Count me as one who missed the point. How did 8 individual schools “masterfully” collude to effectively influence the actions of “others” including individuals, universities, the media and society (all of whom utilize the nomenclature you point to) all so now they can sit back and Let others do their bidding? Do you also suspect the Ivy League of being behind the moon landing “hoax”?
^The OP is tripping over his own argument. Call it “marketing”. Call it “branding”. The genius was in the original decision to make official what had been a largely generic term that had been in circulation since it was coined by a newspaperman in the 1930s.
Growing up in England I was aware of Harvard, Princeton and Yale, mostly through movies, books and covering JFK in a history class.
The other Ivies, I doubt I could have named until I moved to New York.
I was more aware of Notre Dame than Cornell.
Maybe it was all about traditional boy network, boys from those 8 schools looked after each other, they gave jobs to each other, so it became if you want to go some where then you need to go to one of those schools. No marketing was needed. As matter of fact, less people knew about it, better it was for them.
Based on the Life article posted in #37, the Ivies have not had to do much marketing as the parents of current students knew those were the best schools. Interesting to see that while some of the schools have shifted placed on the list (Stanford is now in the first tier and Reed likely is not), much of the “buzz” about those schools is still valid. Not all, of course, but much of it. Also many of the schools on the list were only for men at that point in time.
Of course the Ivies don’t do much/any horn tooting marketing. Since that would be 180 degrees opposite to what the Ivy brand stands for. Which is the club you’d like to belong to but they won’t have you as a member.
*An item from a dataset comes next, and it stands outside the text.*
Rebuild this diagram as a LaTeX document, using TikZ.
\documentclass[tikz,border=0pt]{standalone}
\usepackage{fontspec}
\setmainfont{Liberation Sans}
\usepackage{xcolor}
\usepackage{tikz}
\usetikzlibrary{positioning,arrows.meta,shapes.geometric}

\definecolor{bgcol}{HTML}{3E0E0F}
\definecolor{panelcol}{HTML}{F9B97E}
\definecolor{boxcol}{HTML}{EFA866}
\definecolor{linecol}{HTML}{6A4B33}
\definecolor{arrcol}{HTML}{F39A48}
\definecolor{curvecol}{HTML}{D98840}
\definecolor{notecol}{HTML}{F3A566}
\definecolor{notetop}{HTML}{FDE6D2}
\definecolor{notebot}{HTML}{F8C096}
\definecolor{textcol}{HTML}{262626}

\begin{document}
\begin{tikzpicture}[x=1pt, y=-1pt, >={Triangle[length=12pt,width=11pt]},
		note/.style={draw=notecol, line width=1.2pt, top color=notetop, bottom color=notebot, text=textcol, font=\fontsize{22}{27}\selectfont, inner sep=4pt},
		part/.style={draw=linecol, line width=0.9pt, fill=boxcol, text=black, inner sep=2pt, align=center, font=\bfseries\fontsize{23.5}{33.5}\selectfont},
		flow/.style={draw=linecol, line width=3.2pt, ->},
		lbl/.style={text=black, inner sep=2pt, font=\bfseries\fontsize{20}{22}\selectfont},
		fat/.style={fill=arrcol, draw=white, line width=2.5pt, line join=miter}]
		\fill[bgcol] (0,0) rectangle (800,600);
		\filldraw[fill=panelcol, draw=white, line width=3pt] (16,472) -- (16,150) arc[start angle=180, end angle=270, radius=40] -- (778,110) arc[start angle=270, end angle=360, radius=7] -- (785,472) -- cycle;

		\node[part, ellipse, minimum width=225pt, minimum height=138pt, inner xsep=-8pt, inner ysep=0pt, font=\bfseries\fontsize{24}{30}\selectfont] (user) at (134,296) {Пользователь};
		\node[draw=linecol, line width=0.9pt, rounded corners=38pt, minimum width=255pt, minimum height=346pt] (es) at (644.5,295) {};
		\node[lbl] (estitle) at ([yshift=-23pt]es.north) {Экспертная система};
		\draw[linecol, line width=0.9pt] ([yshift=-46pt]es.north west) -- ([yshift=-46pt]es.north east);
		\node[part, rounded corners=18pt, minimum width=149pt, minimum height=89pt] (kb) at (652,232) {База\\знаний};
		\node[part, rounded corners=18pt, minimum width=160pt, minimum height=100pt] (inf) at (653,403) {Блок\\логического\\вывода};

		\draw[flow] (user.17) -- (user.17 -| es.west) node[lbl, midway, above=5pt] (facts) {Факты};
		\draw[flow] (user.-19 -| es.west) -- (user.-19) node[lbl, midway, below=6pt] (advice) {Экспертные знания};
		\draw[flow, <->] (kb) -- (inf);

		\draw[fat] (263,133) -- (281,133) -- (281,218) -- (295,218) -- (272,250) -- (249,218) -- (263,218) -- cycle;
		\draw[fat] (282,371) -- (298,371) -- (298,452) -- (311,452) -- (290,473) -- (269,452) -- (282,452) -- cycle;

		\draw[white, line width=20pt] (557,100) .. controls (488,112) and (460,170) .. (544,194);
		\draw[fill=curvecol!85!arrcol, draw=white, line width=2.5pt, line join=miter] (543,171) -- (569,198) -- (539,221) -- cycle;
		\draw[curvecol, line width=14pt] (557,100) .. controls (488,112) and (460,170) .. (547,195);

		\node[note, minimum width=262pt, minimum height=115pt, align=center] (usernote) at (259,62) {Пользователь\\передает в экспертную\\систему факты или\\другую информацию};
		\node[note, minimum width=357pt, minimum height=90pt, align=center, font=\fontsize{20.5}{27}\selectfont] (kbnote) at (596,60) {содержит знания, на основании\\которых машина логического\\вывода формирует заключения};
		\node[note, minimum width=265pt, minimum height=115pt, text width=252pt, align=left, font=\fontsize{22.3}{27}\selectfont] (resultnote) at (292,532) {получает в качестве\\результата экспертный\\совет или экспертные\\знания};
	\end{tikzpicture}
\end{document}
The most exclusive golf club is Augusta National. As Bill Gates learned, they’ll black ball you for even inquiring about how to become a member. You can’t apply; they just invite who they want to. And no one turns their invitation down. That’s the brand, which is the best in golf.
“That distinguishes Chicago from schools like Stanford, Vandy, and Rice, which were founded ex nihilo. Duke was admittedly renamed in honor of James B. Duke’s donations, but its old name Trinity College is still used for the undergraduate college.”
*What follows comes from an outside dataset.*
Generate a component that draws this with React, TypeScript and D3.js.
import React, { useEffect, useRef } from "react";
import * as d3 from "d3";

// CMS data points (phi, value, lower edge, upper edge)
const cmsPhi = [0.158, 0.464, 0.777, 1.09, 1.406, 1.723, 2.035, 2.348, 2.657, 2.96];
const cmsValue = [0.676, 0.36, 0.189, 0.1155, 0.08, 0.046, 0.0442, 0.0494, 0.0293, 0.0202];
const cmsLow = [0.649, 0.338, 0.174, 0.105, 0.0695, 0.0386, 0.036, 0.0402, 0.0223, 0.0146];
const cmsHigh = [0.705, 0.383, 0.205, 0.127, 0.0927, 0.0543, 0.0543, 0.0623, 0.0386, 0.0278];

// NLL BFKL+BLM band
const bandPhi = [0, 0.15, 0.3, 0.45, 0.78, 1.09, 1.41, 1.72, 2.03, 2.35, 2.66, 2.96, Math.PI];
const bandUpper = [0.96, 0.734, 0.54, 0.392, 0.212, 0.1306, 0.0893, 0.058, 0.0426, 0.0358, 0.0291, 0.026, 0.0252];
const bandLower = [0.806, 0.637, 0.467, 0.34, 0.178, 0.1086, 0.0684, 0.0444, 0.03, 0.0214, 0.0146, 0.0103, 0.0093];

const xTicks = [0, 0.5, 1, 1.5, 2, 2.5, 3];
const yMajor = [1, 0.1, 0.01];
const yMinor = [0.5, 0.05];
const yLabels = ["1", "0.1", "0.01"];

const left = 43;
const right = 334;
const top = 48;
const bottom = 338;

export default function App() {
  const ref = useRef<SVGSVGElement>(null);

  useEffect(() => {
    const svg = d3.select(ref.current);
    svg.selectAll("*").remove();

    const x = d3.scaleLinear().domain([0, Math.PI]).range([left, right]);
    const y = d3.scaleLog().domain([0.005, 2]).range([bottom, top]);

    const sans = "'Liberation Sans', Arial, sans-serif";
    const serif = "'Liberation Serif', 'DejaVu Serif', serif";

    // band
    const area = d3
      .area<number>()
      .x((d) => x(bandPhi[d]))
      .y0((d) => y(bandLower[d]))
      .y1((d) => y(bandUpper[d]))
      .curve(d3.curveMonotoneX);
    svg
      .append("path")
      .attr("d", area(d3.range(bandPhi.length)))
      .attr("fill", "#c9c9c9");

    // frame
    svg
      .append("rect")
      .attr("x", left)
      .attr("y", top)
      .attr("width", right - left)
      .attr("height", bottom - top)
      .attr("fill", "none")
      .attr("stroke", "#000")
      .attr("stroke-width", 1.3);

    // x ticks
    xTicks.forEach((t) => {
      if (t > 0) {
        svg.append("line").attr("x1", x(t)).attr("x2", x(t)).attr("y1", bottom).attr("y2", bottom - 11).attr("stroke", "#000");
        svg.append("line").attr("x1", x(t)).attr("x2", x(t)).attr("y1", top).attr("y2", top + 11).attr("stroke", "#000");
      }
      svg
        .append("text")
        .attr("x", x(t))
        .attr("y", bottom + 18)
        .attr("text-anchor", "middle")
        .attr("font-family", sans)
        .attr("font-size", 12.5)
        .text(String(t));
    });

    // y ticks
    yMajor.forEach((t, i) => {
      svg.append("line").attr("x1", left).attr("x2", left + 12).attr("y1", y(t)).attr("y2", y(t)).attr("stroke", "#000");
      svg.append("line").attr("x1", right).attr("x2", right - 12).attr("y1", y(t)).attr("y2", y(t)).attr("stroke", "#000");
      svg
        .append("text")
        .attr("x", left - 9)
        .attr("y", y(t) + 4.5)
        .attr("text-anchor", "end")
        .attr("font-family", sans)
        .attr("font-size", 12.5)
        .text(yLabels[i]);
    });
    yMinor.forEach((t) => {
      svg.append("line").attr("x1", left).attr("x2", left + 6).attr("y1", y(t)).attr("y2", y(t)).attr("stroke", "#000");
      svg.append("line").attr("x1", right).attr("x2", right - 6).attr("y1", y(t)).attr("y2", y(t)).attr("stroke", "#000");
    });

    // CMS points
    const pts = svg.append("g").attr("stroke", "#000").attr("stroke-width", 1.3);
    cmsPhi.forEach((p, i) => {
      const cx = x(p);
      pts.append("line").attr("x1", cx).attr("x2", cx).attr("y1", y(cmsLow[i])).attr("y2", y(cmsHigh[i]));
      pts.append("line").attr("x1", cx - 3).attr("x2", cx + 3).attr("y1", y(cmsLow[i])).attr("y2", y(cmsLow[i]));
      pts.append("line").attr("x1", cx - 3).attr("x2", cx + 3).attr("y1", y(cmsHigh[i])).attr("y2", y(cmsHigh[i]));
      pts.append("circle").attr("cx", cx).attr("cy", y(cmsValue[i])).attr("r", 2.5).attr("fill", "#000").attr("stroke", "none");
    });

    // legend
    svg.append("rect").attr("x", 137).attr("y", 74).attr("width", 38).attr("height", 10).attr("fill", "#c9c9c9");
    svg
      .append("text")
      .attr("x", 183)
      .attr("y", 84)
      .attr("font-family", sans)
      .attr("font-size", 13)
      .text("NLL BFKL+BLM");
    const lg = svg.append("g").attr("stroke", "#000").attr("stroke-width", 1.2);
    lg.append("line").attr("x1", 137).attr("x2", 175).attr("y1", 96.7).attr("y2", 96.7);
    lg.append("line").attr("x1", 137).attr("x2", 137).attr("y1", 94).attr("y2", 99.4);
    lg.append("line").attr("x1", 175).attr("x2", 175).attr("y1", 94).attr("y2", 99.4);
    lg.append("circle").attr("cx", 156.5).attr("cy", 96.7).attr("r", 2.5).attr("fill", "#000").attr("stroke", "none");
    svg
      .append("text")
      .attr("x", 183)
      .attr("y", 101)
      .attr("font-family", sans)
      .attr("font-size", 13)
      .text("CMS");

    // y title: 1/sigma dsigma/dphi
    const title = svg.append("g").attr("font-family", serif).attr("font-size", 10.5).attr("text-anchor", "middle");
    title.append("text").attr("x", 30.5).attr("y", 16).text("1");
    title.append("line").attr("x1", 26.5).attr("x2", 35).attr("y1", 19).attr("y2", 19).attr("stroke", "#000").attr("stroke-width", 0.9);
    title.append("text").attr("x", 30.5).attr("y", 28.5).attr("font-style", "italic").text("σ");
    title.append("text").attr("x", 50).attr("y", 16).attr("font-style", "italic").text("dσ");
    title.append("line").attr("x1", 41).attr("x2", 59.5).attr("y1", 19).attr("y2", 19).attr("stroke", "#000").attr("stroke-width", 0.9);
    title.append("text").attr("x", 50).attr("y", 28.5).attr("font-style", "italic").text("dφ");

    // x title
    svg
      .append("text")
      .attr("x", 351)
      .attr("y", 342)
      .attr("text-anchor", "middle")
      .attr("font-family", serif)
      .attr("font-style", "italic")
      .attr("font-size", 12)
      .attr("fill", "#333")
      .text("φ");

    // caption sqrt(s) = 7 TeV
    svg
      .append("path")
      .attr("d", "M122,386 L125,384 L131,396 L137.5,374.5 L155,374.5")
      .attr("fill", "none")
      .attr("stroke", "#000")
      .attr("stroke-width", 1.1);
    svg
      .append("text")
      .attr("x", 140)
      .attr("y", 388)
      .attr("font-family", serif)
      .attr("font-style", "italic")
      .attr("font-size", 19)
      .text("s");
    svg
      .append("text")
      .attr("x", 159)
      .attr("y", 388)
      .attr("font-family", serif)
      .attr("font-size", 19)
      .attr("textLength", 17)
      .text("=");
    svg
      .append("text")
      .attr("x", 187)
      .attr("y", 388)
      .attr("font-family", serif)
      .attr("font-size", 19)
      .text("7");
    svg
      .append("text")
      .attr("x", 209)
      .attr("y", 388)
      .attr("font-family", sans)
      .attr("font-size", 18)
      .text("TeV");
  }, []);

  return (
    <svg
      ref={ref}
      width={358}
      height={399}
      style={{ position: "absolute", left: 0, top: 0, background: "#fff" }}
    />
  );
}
Vandy is a rename like Duke and many others. The de novo list is pretty short – can’t think of any other than Stanford, Rice, Carnegie.
@rjkofnovi Just adding to your comment. I believe Stanford (and MIT to certain extent) has better non-engineering departments than most Ivy schools. For example, Economics, Psychology, International Relations etc.
@Jon234 I immigrated to USA around 7 years when I went to Cornell, and I wasn’t even aware that it was an Ivy school. It’s embarrassing but I found out it was an Ivy after 1st semester. All I remember is their slogan “Go Big Red” and it was freezing cold. Going there was a big impetus why I moved to CA. lol
At that time, I never realized Darthmouth, Brown, Cornell and UPenn were all Ivy League colleges; I only thought Harvard, Yale, Princeton and Columbia were Ivy colleges.
I have to say Duke has gone up the ranking the most since I applied to college.